According to an embodiment, the USG film (104) uses silicon-rich oxide in order to inhibit the diffusion of the fluorine base of a FSG film that can be used as a subsequent layer.

Thereafter, a hard mask layer 105 can be formed on the cap layer 104. The hard mask layer 105 can be a SiN film formed at a thickness of 400 to 600 Å on the USG film 104.

Referring to FIG. 8, a contact hole 106 can be formed by selectively removing the SiN film 105, the USG film 104, and the BPSG film 103 so that predetermined portions of the metal wiring 102 and the surface of the semiconductor substrate 101 are exposed. This can be accomplished by means of photo and etching processes.

Referring to FIG. 9, a tungsten film can be deposited on the substrate 101 including in the contact hole 106. In an embodiment, the tungsten film is formed to a thickness of 1600 to 4500 Å. A tungsten plug 107 is formed inside of the contact hole 106 by performing a CMP process over the tungsten film, targeting the upper surface of the SiN film 105.

At this time, the amount of the SiN film 105 removed in the CMP process of the tungsten film may be about 300 to 500 Å.

As described above, the method for fabricating the CMOS image sensor according to embodiments has an effect as follows.

That is, the corrosion amount of an align key pattern is reduced so that alignment failure occurring in a metal wiring forming process can be prevented in advance, thereby making it possible to improve the productivity of a product.

Any reference in this specification to “one embodiment,” “an embodiment,” “example embodiment,” etc., means that a particular feature, structure, or characteristic described in connection with the embodiment is included in at least one embodiment of the invention. The appearances of such phrases in various places in the specification are not necessarily all referring to the same embodiment. Further, when a particular feature, structure, or characteristic is described in connection with any embodiment, it is submitted that it is within the purview of one skilled in the art to effect such feature, structure, or characteristic in connection with other ones of the embodiments.
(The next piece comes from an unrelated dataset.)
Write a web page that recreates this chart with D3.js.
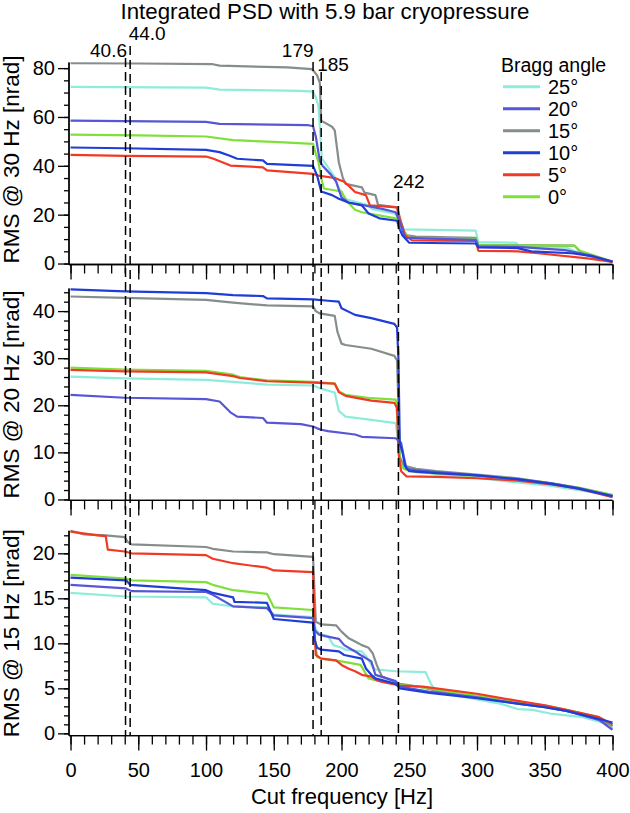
<!DOCTYPE html>
<html><head><meta charset="utf-8">
<script src="https://cdn.jsdelivr.net/npm/d3@7"></script>
<style>
body{margin:0;background:#fff}
svg{display:block}
text{font-family:"Liberation Sans", Arial, Helvetica, sans-serif; fill:#000}
</style>
</head><body>
<svg id="chart" width="630" height="813"></svg>
<script>
// ---------------- data ----------------
const chartTitle = "Integrated PSD with 5.9 bar cryopressure";
const xTitle = "Cut frequency [Hz]";
const legendTitle = "Bragg angle";
const angles = ["25°", "20°", "15°", "10°", "5°", "0°"];
const colors = ["#8eecda", "#5656d6", "#868d8d", "#1f3ed8", "#f03a24", "#7fe03c"];
const cutMarks = [40.6, 44.0, 179, 185, 242];
const cutLabels = ["40.6", "44.0", "179", "185", "242"];
const xMajorTicks = [0, 50, 100, 150, 200, 250, 300, 350, 400];
const yTicks30 = [0, 20, 40, 60, 80];
const yTicks20 = [0, 10, 20, 30, 40];
const yTicks15 = [0, 5, 10, 15, 20];
const panelTitles = ["RMS @ 30 Hz [nrad]", "RMS @ 20 Hz [nrad]", "RMS @ 15 Hz [nrad]"];

// RMS @ 30 Hz  [cut frequency Hz, nrad]
const rms30_a25 = [[0,72.3],[100,72],[110,71.2],[170,70.7],[179,70.4],[181,68],[183,64.5],[185.5,43],[190,39.5],[195,35.5],[198,31],[202,26.5],[220,23.8],[222,22.4],[240,20.3],[243,17],[246,14],[299,13.5],[301,8.8],[329,8.5],[331,6.8],[366,6.5],[378,3.8],[400,0.7]];
const rms30_a20 = [[0,58.5],[100,58],[110,57.2],[175,56.7],[179,56.2],[181,52],[184,42],[186,40],[192,36.5],[196,33.5],[200,27],[205,25],[215,24],[230,22.4],[240,21],[243,17],[247,10.5],[299,9.7],[301,7],[330,6.8],[365,5.5],[385,3.2],[400,0.8]];
const rms30_a15 = [[0,82],[50,81.9],[105,81.6],[110,81],[160,80.3],[178,79.6],[180,78.5],[182,77],[184,74],[185,58.5],[193,56],[195,54.5],[198,41.5],[201,35],[203,32.6],[215,31.2],[217,29],[225,28],[227,24],[241,23],[244,17],[247,11.6],[255,11],[299,10.5],[301,7.6],[372,7.3],[378,3.8],[400,0.7]];
const rms30_a10 = [[0,47.5],[40,47.2],[100,46.5],[110,45.6],[118,44],[123,42.9],[142,42.2],[145,40.8],[179,40],[182,36],[185,29.5],[193,28],[198,26.5],[205,25],[215,23.8],[220,20.5],[228,18.5],[241,17.5],[243,14],[245,11.5],[250,8.5],[299,8.2],[301,6.6],[330,6.3],[340,5],[370,4.2],[385,3],[400,0.7]];
const rms30_a5 = [[0,44.5],[40,44.1],[100,43.8],[105,43],[112,41.5],[118,40.1],[142,39.4],[145,38.1],[179,36.7],[183,36],[195,35],[202,33.5],[205,32],[210,29.3],[218,28],[221,23.8],[241,23],[243,18],[247,11.6],[252,9.5],[299,9.3],[301,5.2],[330,5],[345,4.2],[383,2],[400,0.7]];
const rms30_a0 = [[0,52.8],[50,52.5],[100,52],[120,50.5],[150,49.8],[179,49],[181,45],[183,41.5],[185,35],[187,30.7],[200,29.5],[204,25.5],[210,22],[215,21],[240,18.5],[243,16],[247,12.5],[250,10.5],[299,10],[301,7.5],[372,7.3],[376,5.2],[400,0.8]];

// RMS @ 20 Hz
const rms20_a25 = [[0,26.1],[40,25.7],[100,25.4],[145,24.4],[179,24.2],[184,23.6],[195,22.7],[198,18.8],[203,17.6],[222,16.9],[240,16.2],[242,12],[243,8.8],[246,7],[255,6.2],[270,5.3],[300,4.6],[330,3.6],[355,2.9],[375,2.0],[400,0.9]];
const rms20_a20 = [[0,22.2],[40,21.6],[100,21.3],[110,20.8],[118,18.5],[123,17.6],[142,17.3],[145,16.3],[170,16],[179,15.5],[182,15.1],[185,14.8],[190,14.5],[210,13.8],[215,13.3],[240,13],[242,12.5],[244,12],[246,9],[248,6.5],[255,6.2],[270,5.8],[300,5.1],[330,4.3],[355,3.4],[375,2.4],[400,0.7]];
const rms20_a15 = [[0,43.1],[40,42.8],[100,42.4],[120,41.8],[145,41.2],[179,41],[181,40],[184,39.5],[195,39],[197,35.6],[200,33.1],[203,32.8],[222,32],[239,30.5],[241,29.5],[242,20],[243,9],[246,7.2],[255,6.5],[270,6.0],[300,5.3],[330,4.5],[355,3.4],[375,2.4],[400,0.9]];
const rms20_a10 = [[0,44.6],[40,44.2],[100,43.8],[120,43.4],[142,43.2],[145,42.7],[179,42.5],[190,42.2],[198,42],[200,40.6],[210,39.2],[222,38.5],[239,37.3],[241,36.5],[242,30],[243,12],[245,10],[247,7],[250,6],[270,5.6],[300,5.1],[330,4.3],[355,3.3],[375,2.3],[400,0.7]];
const rms20_a5 = [[0,27.5],[40,27.2],[100,27],[120,26.2],[125,25.8],[145,25.1],[179,24.8],[195,24.6],[198,22.8],[203,22],[222,21],[239,20.5],[241,19.5],[242,10],[244,6],[248,4.9],[270,4.8],[300,4.5],[330,4.0],[355,3.2],[375,2.3],[400,0.5]];
const rms20_a0 = [[0,28],[40,27.6],[100,27.3],[120,26.5],[125,26],[145,25.3],[179,25],[195,24.6],[198,23],[203,22.2],[222,21.5],[240,21.2],[242,15],[243,8],[246,6.5],[255,5.8],[300,5.0],[330,4.4],[355,3.4],[375,2.5],[400,1.0]];

// RMS @ 15 Hz
const rms15_a25 = [[0,15.6],[41,15.2],[100,15.1],[105,14.4],[120,14.1],[145,14],[150,13.2],[179,12.9],[180,12],[182,11.3],[185,11],[190,10.8],[194,9.8],[200,9.5],[203,9.3],[215,9.1],[218,8.6],[222,7.6],[225,7.1],[240,6.9],[262,6.8],[266,5.5],[270,4.6],[292,4.0],[317,3.3],[330,2.7],[341,2.6],[354,2.2],[378,1.8],[398,1.0],[400,0.6]];
const rms15_a20 = [[0,16.5],[41,16.1],[45,15.8],[100,15.7],[105,15.4],[120,14.1],[145,13.9],[150,13.1],[179,12.8],[180,11.5],[183,11],[188,10.8],[198,10.5],[202,9.8],[210,9.1],[214,8.7],[222,8],[225,6.5],[240,5.8],[243,5.2],[265,4.6],[300,4.0],[330,3.3],[350,2.9],[366,2.5],[390,1.5],[400,0.4]];
const rms15_a15 = [[0,22.5],[10,22.1],[26,22],[40,21.8],[42,21.3],[45,21],[100,20.7],[105,20.5],[120,20.2],[145,20.1],[150,19.9],[179,19.6],[180,16],[181,12.4],[185,12.1],[196,12],[200,11.3],[205,10.6],[210,10.2],[215,9.8],[220,9.5],[223,8.9],[226,7.6],[228,6.9],[230,6.3],[240,5.7],[243,5.5],[260,5.1],[270,4.7],[300,4.0],[330,3.4],[350,3.0],[366,2.5],[390,1.6],[400,0.8]];
const rms15_a10 = [[0,17.3],[41,17],[44,16.5],[100,15.9],[105,15.6],[120,15.1],[121,14.6],[145,14.5],[150,12.7],[179,12.3],[180,10.5],[182,9.5],[185,9.3],[198,9.1],[202,8.7],[215,8.3],[218,7.2],[222,6.5],[225,6.1],[240,5.5],[243,5.0],[265,4.5],[300,3.9],[330,3.3],[350,2.9],[366,2.5],[390,1.6],[400,1.2]];
const rms15_a5 = [[0,22.4],[20,22],[26,21.9],[27.5,20.4],[40,20.2],[45,20],[100,19.8],[105,19.4],[120,18.9],[130,18.7],[145,18.4],[150,18.1],[179,17.9],[180,12],[181,8.7],[185,8.3],[196,8.1],[200,7.6],[205,7.2],[210,6.9],[215,6.5],[222,6.3],[226,5.9],[230,5.7],[240,5.4],[243,5.3],[260,5.2],[300,4.4],[330,3.6],[350,3.1],[366,2.6],[390,1.8],[400,1.0]];
const rms15_a0 = [[0,17.6],[41,17.2],[45,17],[100,16.8],[105,16.5],[120,15.9],[145,15.5],[150,14],[179,13.7],[180,10.6],[182,8.5],[185,8.3],[200,8],[214,7.6],[220,6.1],[225,5.9],[240,5.5],[243,5.4],[260,5.1],[300,4.2],[330,3.5],[350,3.1],[366,2.6],[390,1.8],[400,1.0]];

// ---------------- layout ----------------
const svg = d3.select("#chart");
const FONT = '"Liberation Sans", Arial, Helvetica, sans-serif';
const x = d3.scaleLinear().domain([-1.2, 400]).range([68.9, 612.5]);

const panels = [
  {title: panelTitles[0], ticks: yTicks30, minor: 5, domain: [-0.4, 82.3], range: [264.5, 62.5],
   series: [rms30_a25, rms30_a20, rms30_a15, rms30_a10, rms30_a5, rms30_a0]},
  {title: panelTitles[1], ticks: yTicks20, minor: 2, domain: [-0.2, 44.8], range: [500.4, 288.5],
   series: [rms20_a25, rms20_a20, rms20_a15, rms20_a10, rms20_a5, rms20_a0]},
  {title: panelTitles[2], ticks: yTicks15, minor: 1, domain: [-0.25, 22.5], range: [735.6, 530.8],
   series: [rms15_a25, rms15_a20, rms15_a15, rms15_a10, rms15_a5, rms15_a0]}
];
const drawOrder = [0, 2, 5, 4, 1, 3];

panels.forEach((p, pi) => {
  const y = d3.scaleLinear().domain(p.domain).range(p.range);
  const g = svg.append("g");
  const line = d3.line().x(d => x(d[0])).y(d => y(d[1]));

  drawOrder.forEach(si => {
    g.append("path").datum(p.series[si])
      .attr("d", line).attr("fill", "none")
      .attr("stroke", colors[si]).attr("stroke-width", 2.2)
      .attr("stroke-linejoin", "round");
  });

  // y axis: minor + major
  const yMinor = d3.range(p.ticks[0], p.domain[1], p.minor);
  const ya1 = g.append("g").attr("transform", "translate(69,0)")
    .call(d3.axisLeft(y).tickValues(yMinor).tickSize(5).tickFormat(""));
  const ya2 = g.append("g").attr("transform", "translate(69,0)")
    .call(d3.axisLeft(y).tickValues(p.ticks).tickSize(11).tickPadding(3).tickFormat(d3.format("d")));
  [ya1, ya2].forEach(a => {
    a.select(".domain").attr("d", `M0,${p.range[0]}V${p.range[1]}`);
    a.selectAll("path,line").attr("stroke", "#000").attr("stroke-width", 1.3);
    a.selectAll("text").attr("font-size", 20).attr("font-family", FONT).attr("fill", "#000");
  });

  // x axis: minor + major
  const yb = p.range[0];
  const xa1 = g.append("g").attr("transform", `translate(0,${yb})`)
    .call(d3.axisBottom(x).tickValues(d3.range(0, 401, 10)).tickSize(9).tickFormat(""));
  const xa2 = g.append("g").attr("transform", `translate(0,${yb})`)
    .call(d3.axisBottom(x).tickValues(xMajorTicks).tickSize(15).tickPadding(12)
      .tickFormat(pi === 2 ? d3.format("d") : ""));
  [xa1, xa2].forEach(a => {
    a.select(".domain").attr("d", `M${x.range()[0]},0H${x.range()[1]}`);
    a.selectAll("path,line").attr("stroke", "#000").attr("stroke-width", 1.3);
    a.selectAll("text").attr("font-size", 20).attr("font-family", FONT).attr("fill", "#000");
  });

  // y title
  const cy = (p.range[0] + p.range[1]) / 2 - (pi === 0 ? 4 : 0);
  svg.append("text").attr("transform", `translate(19,${cy}) rotate(-90)`)
    .attr("text-anchor", "middle").attr("font-size", 22.5).text(p.title);
});

// dashed cut-frequency markers
const markTop = [58, 46, 62, 72, 192];
const labelPos = [
  {dx: 1.5, y: 57, anchor: "end"},
  {dx: -1.5, y: 40, anchor: "start"},
  {dx: 0.5, y: 56.5, anchor: "end"},
  {dx: -4, y: 71, anchor: "start"},
  {dx: -5.5, y: 188, anchor: "start"}
];
cutMarks.forEach((c, i) => {
  svg.append("line").attr("x1", x(c)).attr("x2", x(c))
    .attr("y1", markTop[i]).attr("y2", 735.6)
    .attr("stroke", "#000").attr("stroke-width", 1.5).attr("stroke-dasharray", "9,5");
  svg.append("text").attr("x", x(c) + labelPos[i].dx).attr("y", labelPos[i].y)
    .attr("text-anchor", labelPos[i].anchor).attr("font-size", 19).text(cutLabels[i]);
});

// titles
svg.append("text").attr("x", 325).attr("y", 19).attr("text-anchor", "middle")
  .attr("font-size", 22.3).text(chartTitle);
svg.append("text").attr("x", 342).attr("y", 804).attr("text-anchor", "middle")
  .attr("font-size", 22).text(xTitle);

// legend
const lg = svg.append("g");
lg.append("text").attr("x", 501).attr("y", 72).attr("font-size", 19.5).text(legendTitle);
angles.forEach((a, i) => {
  const cy = 86.7 + i * 22;
  lg.append("line").attr("x1", 503).attr("x2", 540).attr("y1", cy).attr("y2", cy)
    .attr("stroke", colors[i]).attr("stroke-width", 3);
  lg.append("text").attr("x", 548).attr("y", cy + 7).attr("font-size", 20).text(a);
});
</script>
</body></html>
Although embodiments have been described with reference to a number of illustrative embodiments thereof, it should be understood that numerous other modifications and embodiments can be devised by those skilled in the art that will fall within the spirit and scope of the principles of this disclosure. More particularly, various variations and modifications are possible in the component parts and/or arrangements of the subject combination arrangement within the scope of the disclosure, the drawings and the appended claims. In addition to variations and modifications in the component parts and/or arrangements, alternative uses will also be apparent to those skilled in the art.

Claims

1. A method for fabricating a CMOS image sensor, comprising:

forming an interlayer dielectric layer over a metal wiring on a semiconductor substrate;

forming a capping layer on the interlayer dielectric layer;

forming a hard mask layer on the capping layer;

forming a contact hole by selectively removing the hard mask layer, the capping layer, and the interlayer dielectric layer to expose a predetermined portion of the metal wiring; and

forming a tungsten plug inside the contact hole by depositing a tungsten film on the semiconductor substrate including the contact hole and performing a CMP (chemical mechanical polishing) process.
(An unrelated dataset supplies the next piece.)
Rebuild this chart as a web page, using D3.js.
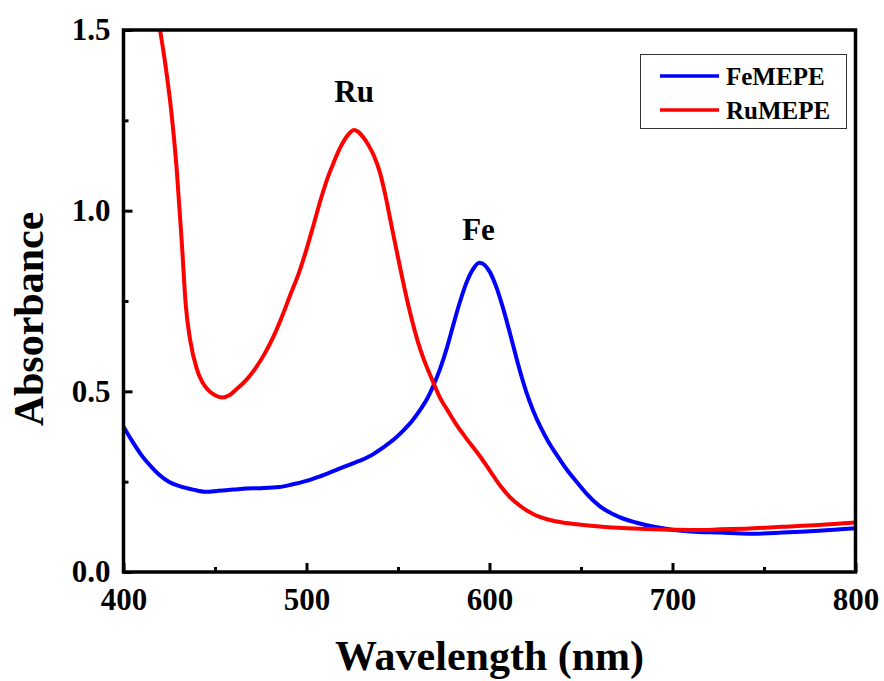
<!DOCTYPE html>
<html>
<head>
<meta charset="utf-8">
<script src="https://cdn.jsdelivr.net/npm/d3@7"></script>
<style>
  html, body { margin: 0; padding: 0; background: #fff; }
  svg { display: block; }
  text { font-family: "Liberation Serif", "Times New Roman", serif; font-weight: bold; fill: #000; }
</style>
</head>
<body>
<svg id="chart" width="884" height="681"></svg>
<script>
// ---- Data ----
const seriesNames = ["FeMEPE", "RuMEPE"];
const seriesColors = ["#0000ff", "#ff0000"];

const feWavelength = [400, 405, 410, 416, 420, 425, 431, 438, 445, 452, 460, 467, 475, 485, 492, 500, 507, 515, 525, 535, 542, 548, 553, 558, 562, 566, 569, 573, 577, 580, 584, 588, 591, 594.4, 597, 600, 604, 608, 612, 616, 620, 624, 628, 632, 637, 642, 648, 653, 660, 671, 680, 690, 700, 710, 726, 742, 760, 780, 800];
const feAbsorbance = [0.402, 0.36, 0.322, 0.287, 0.267, 0.249, 0.237, 0.228, 0.222, 0.225, 0.228, 0.231, 0.232, 0.235, 0.242, 0.252, 0.264, 0.28, 0.3, 0.322, 0.345, 0.368, 0.392, 0.42, 0.448, 0.48, 0.512, 0.562, 0.625, 0.68, 0.75, 0.808, 0.838, 0.856, 0.851, 0.832, 0.785, 0.72, 0.645, 0.568, 0.5, 0.445, 0.4, 0.362, 0.322, 0.285, 0.247, 0.217, 0.183, 0.152, 0.137, 0.125, 0.117, 0.112, 0.109, 0.106, 0.109, 0.114, 0.121];

const ruWavelength = [414, 417, 420, 423, 426, 429, 432, 434, 436.5, 440, 443, 446, 450, 454, 458, 462, 467, 472, 477, 482, 487, 491, 496, 500, 504, 508, 512, 515, 518, 521, 524, 526, 528, 531, 534, 537, 540, 543, 546, 549, 552, 555, 558, 561, 564, 567, 570, 573, 577, 581, 587, 595, 600, 606, 611, 617, 624, 633, 640, 650, 660, 675, 690, 700, 715, 726, 740, 760, 780, 800];
const ruAbsorbance = [1.70, 1.60, 1.50, 1.40, 1.28, 1.12, 0.90, 0.74, 0.64, 0.563, 0.526, 0.505, 0.489, 0.483, 0.49, 0.507, 0.531, 0.563, 0.603, 0.652, 0.712, 0.765, 0.83, 0.893, 0.963, 1.035, 1.097, 1.135, 1.17, 1.198, 1.217, 1.223, 1.219, 1.203, 1.18, 1.15, 1.108, 1.045, 0.97, 0.895, 0.822, 0.752, 0.69, 0.635, 0.59, 0.552, 0.516, 0.482, 0.448, 0.415, 0.372, 0.319, 0.282, 0.238, 0.208, 0.182, 0.16, 0.144, 0.137, 0.131, 0.126, 0.121, 0.118, 0.117, 0.116, 0.118, 0.12, 0.125, 0.13, 0.137];

const xMajorTicks = [400, 500, 600, 700, 800];
const xMinorTicks = [450, 550, 650, 750];
const yMajorTicks = [0, 0.5, 1.0, 1.5];
const yMinorTicks = [0.25, 0.75, 1.25];

const peakLabels = ["Ru", "Fe"];
const peakLabelX = [526, 594];
const peakLabelY = [1.30, 0.92];

// ---- Layout ----
const svg = d3.select("#chart");
const margin = { left: 123.5, top: 30, right: 884 - 855.5, bottom: 681 - 572 };
const W = 884 - margin.left - margin.right;
const H = 681 - margin.top - margin.bottom;

const x = d3.scaleLinear().domain([400, 800]).range([0, W]);
const y = d3.scaleLinear().domain([0, 1.5]).range([H, 0]);

const g = svg.append("g").attr("transform", `translate(${margin.left},${margin.top})`);

g.append("clipPath").attr("id", "plotclip")
  .append("rect").attr("x", 0).attr("y", 0).attr("width", W).attr("height", H);

// Curves
const line = d3.line().x(d => x(d[0])).y(d => y(d[1])).curve(d3.curveMonotoneX);
const feData = feWavelength.map((w, i) => [w, feAbsorbance[i]]);
const ruData = ruWavelength.map((w, i) => [w, ruAbsorbance[i]]);

const curves = g.append("g").attr("clip-path", "url(#plotclip)");
curves.append("path").datum(feData).attr("d", line)
  .attr("fill", "none").attr("stroke", seriesColors[0]).attr("stroke-width", 4)
  .attr("stroke-linejoin", "round");
curves.append("path").datum(ruData).attr("d", line)
  .attr("fill", "none").attr("stroke", seriesColors[1]).attr("stroke-width", 4)
  .attr("stroke-linejoin", "round");

// Axes (ticks inward)
const fontSize = 31;
const xAxis = g.append("g").attr("transform", `translate(0,${H})`)
  .call(d3.axisBottom(x).tickValues(xMajorTicks).tickSizeInner(-9).tickSizeOuter(0).tickPadding(16).tickFormat(d3.format("d")));
const xMinor = g.append("g").attr("transform", `translate(0,${H})`)
  .call(d3.axisBottom(x).tickValues(xMinorTicks).tickSizeInner(-5).tickSizeOuter(0).tickFormat(""));
const yAxis = g.append("g")
  .call(d3.axisLeft(y).tickValues(yMajorTicks).tickSizeInner(-9).tickSizeOuter(0).tickPadding(13).tickFormat(d3.format(".1f")));
const yMinor = g.append("g")
  .call(d3.axisLeft(y).tickValues(yMinorTicks).tickSizeInner(-5).tickSizeOuter(0).tickFormat(""));

[xAxis, xMinor, yAxis, yMinor].forEach(a => {
  a.select(".domain").remove();
  a.selectAll(".tick line").attr("stroke", "#000").attr("stroke-width", 3);
  a.selectAll(".tick text")
    .style("font-family", '"Liberation Serif", "Times New Roman", serif')
    .style("font-weight", "bold").style("font-size", fontSize + "px").attr("fill", "#000");
});

// Frame
g.append("rect").attr("x", 0).attr("y", 0).attr("width", W).attr("height", H)
  .attr("fill", "none").attr("stroke", "#000").attr("stroke-width", 3.5);

// Peak labels
peakLabels.forEach((t, i) => {
  g.append("text").attr("x", x(peakLabelX[i])).attr("y", y(peakLabelY[i]))
    .attr("text-anchor", "middle").style("font-size", "31px").text(t);
});

// Legend
const legend = svg.append("g");
legend.append("rect").attr("x", 640.5).attr("y", 54.5).attr("width", 206).attr("height", 74)
  .attr("fill", "#fff").attr("stroke", "#333").attr("stroke-width", 1);
const legY = [76, 110];
seriesNames.forEach((n, i) => {
  legend.append("line").attr("x1", 660).attr("x2", 719).attr("y1", legY[i]).attr("y2", legY[i])
    .attr("stroke", seriesColors[i]).attr("stroke-width", 3.5);
  legend.append("text").attr("x", 726).attr("y", legY[i] + 8.5)
    .style("font-size", "25px").text(n);
});

// Axis titles
svg.append("text").attr("x", margin.left + W / 2).attr("y", 670)
  .attr("text-anchor", "middle").style("font-size", "42px").text("Wavelength (nm)");
svg.append("text").attr("transform", `translate(43,319) rotate(-90)`)
  .attr("text-anchor", "middle").style("font-size", "42px").text("Absorbance");
</script>
</body>
</html>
2. The method according to claim 1, further comprising planarizing the surface of the interlayer dielectric layer before forming the capping layer.

3. The method according to claim 1, wherein the interlayer dielectric layer is a BPSG film having a thickness of 4700 to 5700 Å.

4. The method according to claim 1, wherein the capping layer is a USG film having a thickness of 1500 to 3000 Å.

5. The method according to claim 1, wherein the hard mask layer is a SiN film having a thickness of 400 to 600 Å.

6. The method according to claim 1, wherein the metal wiring is formed on a substrate having a photodiode and transistors to form electrical connections.

7. The method according to claim 1, wherein during performing the CMP process, the hard mask layer inhibits corrosion of the interlayer dielectric layer.